For the restaurant industry, a recession can mean feast or famine. For Roark Capital, the plan is to chow down.

The Atlanta-based buyout firm is looking for new restaurant acquisitions and add-ons to its FOCUS Brands platform, which already includes Carvel, Cinnabon, Moe’s Southwest Grill, Schlotzsky’s, Seattle’s Best International and McAlister’s Deli. Roark’s $1 billion fund, which closed in 2008, is 30% deployed.

PE Week contributor Erin Griffith recently spoke with Steve Romaniello, a managing director with the firm, on zigging while everyone else is zagging.

Q: What’s the firm’s outlook for restaurant performance this year?


We think its going to be another difficult year. Not quite as bad as last year, but we don’t expect to see meaningful improvement in many segments until we start seeing employment growth again. And no one has any idea when that will be.

Q: How has that affected your own companies?


It’s been mixed. We have brands in a variety of segments. We have a fast casual restaurant, Moe’s Southwest Grill, which, in recent months has seen significant growth in same store sales. The latest report I saw was mid-to-high single digit increases. We also have Cinnabon, which is largely in shopping malls, and that has had a more difficult go of it lately.

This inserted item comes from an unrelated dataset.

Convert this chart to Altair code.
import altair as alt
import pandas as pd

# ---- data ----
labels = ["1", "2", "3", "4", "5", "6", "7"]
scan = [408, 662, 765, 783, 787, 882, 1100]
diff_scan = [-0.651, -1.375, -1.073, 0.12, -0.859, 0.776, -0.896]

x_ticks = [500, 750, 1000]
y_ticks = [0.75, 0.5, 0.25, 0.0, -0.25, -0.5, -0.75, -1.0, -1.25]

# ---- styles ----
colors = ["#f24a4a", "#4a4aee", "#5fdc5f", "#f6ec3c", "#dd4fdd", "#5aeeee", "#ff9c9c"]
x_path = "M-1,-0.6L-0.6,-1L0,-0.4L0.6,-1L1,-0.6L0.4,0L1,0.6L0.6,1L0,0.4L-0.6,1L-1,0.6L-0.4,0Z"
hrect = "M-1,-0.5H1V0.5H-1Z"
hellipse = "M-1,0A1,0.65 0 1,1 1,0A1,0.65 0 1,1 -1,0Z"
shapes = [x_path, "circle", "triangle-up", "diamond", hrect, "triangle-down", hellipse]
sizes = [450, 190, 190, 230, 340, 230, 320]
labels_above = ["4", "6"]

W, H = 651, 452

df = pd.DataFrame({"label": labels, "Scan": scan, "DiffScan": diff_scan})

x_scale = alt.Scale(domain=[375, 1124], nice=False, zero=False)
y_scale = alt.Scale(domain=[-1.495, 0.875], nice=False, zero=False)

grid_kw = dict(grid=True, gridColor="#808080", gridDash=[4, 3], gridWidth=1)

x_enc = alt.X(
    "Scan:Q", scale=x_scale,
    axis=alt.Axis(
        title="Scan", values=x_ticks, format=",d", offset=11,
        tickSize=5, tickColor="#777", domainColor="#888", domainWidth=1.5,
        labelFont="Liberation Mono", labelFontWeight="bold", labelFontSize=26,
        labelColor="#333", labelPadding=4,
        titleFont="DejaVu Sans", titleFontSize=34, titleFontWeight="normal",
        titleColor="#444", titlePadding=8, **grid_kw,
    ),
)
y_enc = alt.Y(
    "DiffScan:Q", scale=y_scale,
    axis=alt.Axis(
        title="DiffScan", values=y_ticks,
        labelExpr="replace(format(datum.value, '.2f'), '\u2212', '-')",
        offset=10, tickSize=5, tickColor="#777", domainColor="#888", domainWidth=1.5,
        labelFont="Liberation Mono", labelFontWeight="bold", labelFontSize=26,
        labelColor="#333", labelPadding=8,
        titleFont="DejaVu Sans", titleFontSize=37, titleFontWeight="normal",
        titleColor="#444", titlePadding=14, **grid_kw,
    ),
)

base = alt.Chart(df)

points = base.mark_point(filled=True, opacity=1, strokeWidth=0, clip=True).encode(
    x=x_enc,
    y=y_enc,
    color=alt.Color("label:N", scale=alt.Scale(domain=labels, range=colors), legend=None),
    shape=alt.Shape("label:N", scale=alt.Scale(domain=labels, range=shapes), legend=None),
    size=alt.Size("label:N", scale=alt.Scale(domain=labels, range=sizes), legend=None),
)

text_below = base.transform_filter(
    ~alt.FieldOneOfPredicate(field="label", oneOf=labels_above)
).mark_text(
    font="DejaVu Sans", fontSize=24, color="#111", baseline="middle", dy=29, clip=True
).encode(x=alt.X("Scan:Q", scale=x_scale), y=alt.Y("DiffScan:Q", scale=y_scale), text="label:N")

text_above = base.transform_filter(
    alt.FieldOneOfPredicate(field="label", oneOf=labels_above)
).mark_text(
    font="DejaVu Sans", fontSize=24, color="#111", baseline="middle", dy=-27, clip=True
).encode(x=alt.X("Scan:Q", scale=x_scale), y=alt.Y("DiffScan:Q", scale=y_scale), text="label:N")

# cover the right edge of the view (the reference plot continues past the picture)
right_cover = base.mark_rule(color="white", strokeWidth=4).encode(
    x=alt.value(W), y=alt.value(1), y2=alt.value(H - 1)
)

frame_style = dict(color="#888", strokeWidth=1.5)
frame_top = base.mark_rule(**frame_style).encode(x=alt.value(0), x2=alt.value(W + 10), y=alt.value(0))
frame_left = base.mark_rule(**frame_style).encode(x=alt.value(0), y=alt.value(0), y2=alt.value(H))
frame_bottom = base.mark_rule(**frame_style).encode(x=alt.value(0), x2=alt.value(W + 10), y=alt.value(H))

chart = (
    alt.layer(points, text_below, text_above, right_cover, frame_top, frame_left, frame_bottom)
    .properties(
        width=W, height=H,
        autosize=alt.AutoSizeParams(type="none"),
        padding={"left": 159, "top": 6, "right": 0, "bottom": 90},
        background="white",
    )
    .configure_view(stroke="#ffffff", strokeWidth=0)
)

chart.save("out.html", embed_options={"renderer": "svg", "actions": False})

Q: What initiatives have you put in place to weather the economic storm for companies like Cinnabon?


We were fortunate that we guessed right back in late 2007 and started to tighten the belts and watch our costs and start a lot of work. To zig while everyone was zagging, so to speak. We wanted to be in the position to invest in our menu, staff, and service, while most of the industry was in the difficult place and not as easily able to do those things.

So, with our Schlotzsky’s restaurants, we renovated the stores, put in new [point of sale] systems, reevaluated the menu and we added some limited time products. We finished 2009 with positive comparable store sales.

At Moe’s, we improved the quality of the food and cleaned up the environment of the store, and started measuring the quality of the service more intensely. We believe this has led to this last six months of growth.

Q: What’s your ideal restaurant investment right now?


We’re looking for talented management teams. People with experience and passion for the brand.

Q: So food type isn’t a preference for the firm?


Not really. We have a couple of treat brands, a sandwich chain, Mexican food, and coffee. As long as it’s “on-trend.”

Today’s consumer is eating out less frequently. And when they do, they are looking for a total experience. They’re being less adventurous and they’re looking for a deal. And they’d like it to be at least perceived as fresh and even healthy.

If you look at Moe’s, for example. It has a really cool atmosphere, the food is awesome, it’s fast and all the food is fresh-there are no freezers or microwaves in the restaurants. It’s convenient and, being fast casual, there is no 20% tip you are going to get in a full service restaurant. The best-performing chains these days hit on most if not all of those criteria.

Chipotle does this well. So does Panera Bread.